--- DATASET EXCERPT ---

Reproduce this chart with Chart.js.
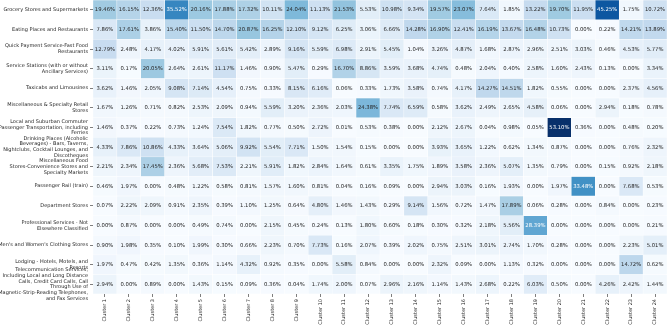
<!DOCTYPE html>
<html>
<head>
<meta charset="utf-8">
<script src="https://cdn.jsdelivr.net/npm/chart.js@4/dist/chart.umd.min.js"></script>
<style>
  html, body { margin: 0; padding: 0; background: #fff; }
  #wrap { width: 669px; height: 327px; }
</style>
</head>
<body>
<div id="wrap"><canvas id="heat"></canvas></div>
<script>
var clusters = ["Cluster 1", "Cluster 2", "Cluster 3", "Cluster 4", "Cluster 5", "Cluster 6",
  "Cluster 7", "Cluster 8", "Cluster 9", "Cluster 10", "Cluster 11", "Cluster 12",
  "Cluster 13", "Cluster 14", "Cluster 15", "Cluster 16", "Cluster 17", "Cluster 18",
  "Cluster 19", "Cluster 20", "Cluster 21", "Cluster 22", "Cluster 23", "Cluster 24"];

var rowLabels = [
  "Grocery Stores and Supermarkets",
  "Eating Places and Restaurants",
  ["Quick Payment Service-Fast Food", "Restaurants"],
  ["Service Stations (with or without", "Ancillary Services)"],
  "Taxicabs and Limousines",
  ["Miscellaneous & Specialty Retail", "Stores"],
  ["Local and Suburban Commuter", "Passenger Transportation, including", "Ferries"],
  ["Drinking Places (Alcoholic", "Beverages) - Bars, Taverns,", "Nightclubs, Cocktail Lounges, and", "Discotheques"],
  ["Miscellaneous Food", "Stores-Convenience Stores and", "Specialty Markets"],
  "Passenger Rail (train)",
  "Department Stores",
  ["Professional Services - Not", "Elsewhere Classified"],
  "Men's and Women's Clothing Stores",
  ["Lodging - Hotels, Motels, and", "Resorts"],
  ["Telecommunication Services,", "Including Local and Long Distance", "Calls, Credit Card Calls, Call", "Through Use of", "Magnetic-Strip-Reading Telephones,", "and Fax Services"]
];

// share of spend (%) per category, one array per row
var grocery      = [19.46, 16.15, 12.36, 35.52, 20.16, 17.88, 17.32, 10.11, 24.04, 11.13, 21.53, 5.53, 10.98, 9.34, 19.57, 23.07, 7.64, 1.85, 13.22, 19.70, 11.95, 45.25, 1.75, 10.72];
var eating       = [7.86, 17.61, 3.86, 15.40, 11.50, 14.70, 20.87, 16.25, 12.10, 9.12, 6.25, 3.06, 6.66, 14.28, 16.90, 12.41, 16.19, 13.67, 16.48, 10.73, 0.00, 0.22, 14.21, 13.89];
var fastFood     = [12.79, 2.48, 4.17, 4.02, 5.91, 5.61, 5.42, 2.89, 9.16, 5.59, 6.98, 2.91, 5.45, 1.04, 3.26, 4.87, 1.68, 2.87, 2.96, 2.51, 3.03, 0.46, 4.53, 5.77];
var stations     = [3.11, 0.17, 20.05, 2.64, 2.61, 11.17, 1.46, 0.90, 5.47, 0.29, 16.70, 8.86, 3.59, 3.68, 4.74, 0.48, 2.04, 0.40, 2.58, 1.60, 2.43, 0.13, 0.00, 3.34];
var taxis        = [3.62, 1.46, 2.05, 9.08, 7.14, 4.54, 0.75, 0.33, 8.15, 6.16, 0.06, 0.33, 1.73, 3.58, 0.74, 4.17, 14.27, 14.51, 1.82, 0.55, 0.00, 0.00, 2.37, 4.56];
var specialty    = [1.67, 1.26, 0.71, 0.82, 2.53, 2.09, 0.94, 5.59, 3.20, 2.36, 2.03, 24.38, 7.74, 6.59, 0.58, 3.62, 2.49, 2.65, 4.58, 0.06, 0.00, 2.94, 0.18, 0.78];
var commuter     = [1.46, 0.37, 0.22, 0.73, 1.24, 7.54, 1.82, 0.77, 0.50, 2.72, 0.01, 0.53, 0.38, 0.00, 2.12, 2.67, 0.04, 0.98, 0.05, 53.10, 0.36, 0.00, 0.48, 0.20];
var drinking     = [4.33, 7.86, 10.86, 4.33, 3.64, 5.06, 9.92, 5.54, 7.71, 1.50, 1.54, 0.15, 0.00, 0.00, 3.93, 3.65, 1.22, 0.62, 1.34, 0.87, 0.00, 0.00, 0.76, 2.32];
var convenience  = [2.21, 2.34, 17.45, 2.36, 5.68, 7.53, 2.21, 5.91, 1.82, 2.84, 1.64, 0.61, 3.35, 1.75, 1.89, 3.58, 2.36, 5.07, 1.35, 0.79, 0.00, 0.15, 0.92, 2.18];
var rail         = [0.46, 1.97, 0.00, 0.48, 1.22, 0.58, 0.81, 1.57, 1.60, 0.81, 0.04, 0.16, 0.09, 0.00, 2.94, 3.03, 0.16, 1.93, 0.00, 1.97, 33.48, 0.00, 7.68, 0.53];
var department   = [0.07, 2.22, 2.09, 0.91, 2.35, 0.39, 1.10, 1.25, 0.64, 4.80, 1.46, 1.43, 0.29, 9.14, 1.56, 0.72, 1.47, 17.89, 0.06, 0.28, 0.00, 0.84, 0.00, 0.23];
var professional = [0.00, 0.87, 0.00, 0.00, 0.49, 0.74, 0.00, 2.15, 0.45, 0.24, 0.13, 1.80, 0.60, 0.18, 0.30, 0.32, 2.18, 5.56, 28.39, 0.00, 0.00, 0.00, 0.00, 0.21];
var clothing     = [0.90, 1.98, 0.35, 0.10, 1.99, 0.30, 0.66, 2.23, 0.70, 7.73, 0.16, 2.07, 0.39, 2.02, 0.75, 2.51, 3.01, 2.74, 1.70, 0.28, 0.00, 0.00, 2.23, 5.01];
var lodging      = [1.97, 0.47, 0.42, 1.35, 0.36, 1.14, 4.32, 0.92, 0.35, 0.00, 5.58, 0.84, 0.00, 0.00, 2.32, 0.09, 0.00, 1.13, 0.32, 0.00, 0.00, 0.00, 14.72, 0.62];
var telecom      = [2.94, 0.00, 0.89, 0.00, 1.43, 0.15, 0.09, 0.36, 0.04, 1.74, 2.00, 0.07, 2.96, 2.16, 1.14, 1.43, 2.68, 0.22, 6.03, 0.50, 0.00, 4.26, 2.42, 1.44];

var shares = [grocery, eating, fastFood, stations, taxis, specialty, commuter, drinking,
  convenience, rail, department, professional, clothing, lodging, telecom];

var vmax = Math.max.apply(null, shares.map(function (r) { return Math.max.apply(null, r); }));

// matplotlib "Blues"
var blues = [[247,251,255],[222,235,247],[198,219,239],[158,202,225],[107,174,214],
  [66,146,198],[33,113,181],[8,81,156],[8,48,107]];

function blueRgb(v) {
  var t = Math.min(Math.max(v / vmax, 0), 1) * (blues.length - 1);
  var i = Math.min(Math.floor(t), blues.length - 2), f = t - i;
  return blues[i].map(function (c, k) { return c + (blues[i + 1][k] - c) * f; });
}
function blueColor(v) {
  var c = blueRgb(v);
  return 'rgb(' + c.map(Math.round).join(',') + ')';
}
function textColor(v) {
  var lin = blueRgb(v).map(function (c) {
    c = c / 255;
    return c <= 0.03928 ? c / 12.92 : Math.pow((c + 0.055) / 1.055, 2.4);
  });
  var lum = 0.2126 * lin[0] + 0.7152 * lin[1] + 0.0722 * lin[2];
  return lum > 0.408 ? '#262626' : '#ffffff';
}

var cellLabels = {
  id: 'cellLabels',
  afterDatasetsDraw: function (chart) {
    var ctx = chart.ctx;
    ctx.save();
    ctx.font = '5.3px "DejaVu Sans"';
    ctx.textAlign = 'center';
    ctx.textBaseline = 'middle';
    shares.forEach(function (row, r) {
      chart.getDatasetMeta(r).data.forEach(function (bar, c) {
        ctx.fillStyle = textColor(row[c]);
        ctx.fillText(row[c].toFixed(2) + '%', bar.x, (bar.y + bar.base) / 2 + 0.3);
      });
    });
    ctx.restore();
  }
};

var datasets = shares.map(function (row, r) {
  return {
    data: clusters.map(function () { return [r - 0.5, r + 0.5]; }),
    backgroundColor: row.map(blueColor),
    borderColor: '#ffffff',
    borderWidth: 0.5,
    borderSkipped: false,
    grouped: false,
    barPercentage: 1,
    categoryPercentage: 1
  };
});

Chart.defaults.font.family = '"DejaVu Sans"';
Chart.defaults.color = '#262626';

new Chart(document.getElementById('heat'), {
  type: 'bar',
  data: { labels: clusters, datasets: datasets },
  plugins: [cellLabels],
  options: {
    responsive: true,
    maintainAspectRatio: false,
    animation: false,
    layout: { padding: { top: 0, right: 2, bottom: 0, left: 0 } },
    plugins: { legend: { display: false }, tooltip: { enabled: false } },
    scales: {
      x: {
        type: 'category',
        border: { display: false },
        grid: { offset: false, drawOnChartArea: false, tickLength: 3, color: '#262626', lineWidth: 0.6 },
        ticks: { minRotation: 90, maxRotation: 90, autoSkip: false, padding: 2, font: { size: 5 } },
        afterFit: function (s) { s.height = 33; s.paddingLeft = 0; s.paddingRight = 0; }
      },
      y: {
        type: 'linear',
        min: -0.5,
        max: 14.5,
        reverse: true,
        border: { display: false },
        grid: { drawOnChartArea: false, tickLength: 3, color: '#262626', lineWidth: 0.6 },
        afterBuildTicks: function (s) {
          s.ticks = rowLabels.map(function (l, i) { return { value: i }; });
        },
        ticks: {
          autoSkip: false,
          padding: 2,
          font: { size: 5, lineHeight: 1.15 },
          callback: function (v) { return rowLabels[v]; }
        },
        afterFit: function (s) { s.width = 93; s.paddingTop = 0; s.paddingBottom = 0; }
      }
    }
  }
});
</script>
</body>
</html>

---

— WRITTEN TASK —
Show, from the material above, each line that includes the string "with".

— COMPLETE OUTPUT —
Reproduce this chart with Chart.js.
  ["Service Stations (with or without", "Ancillary Services)"],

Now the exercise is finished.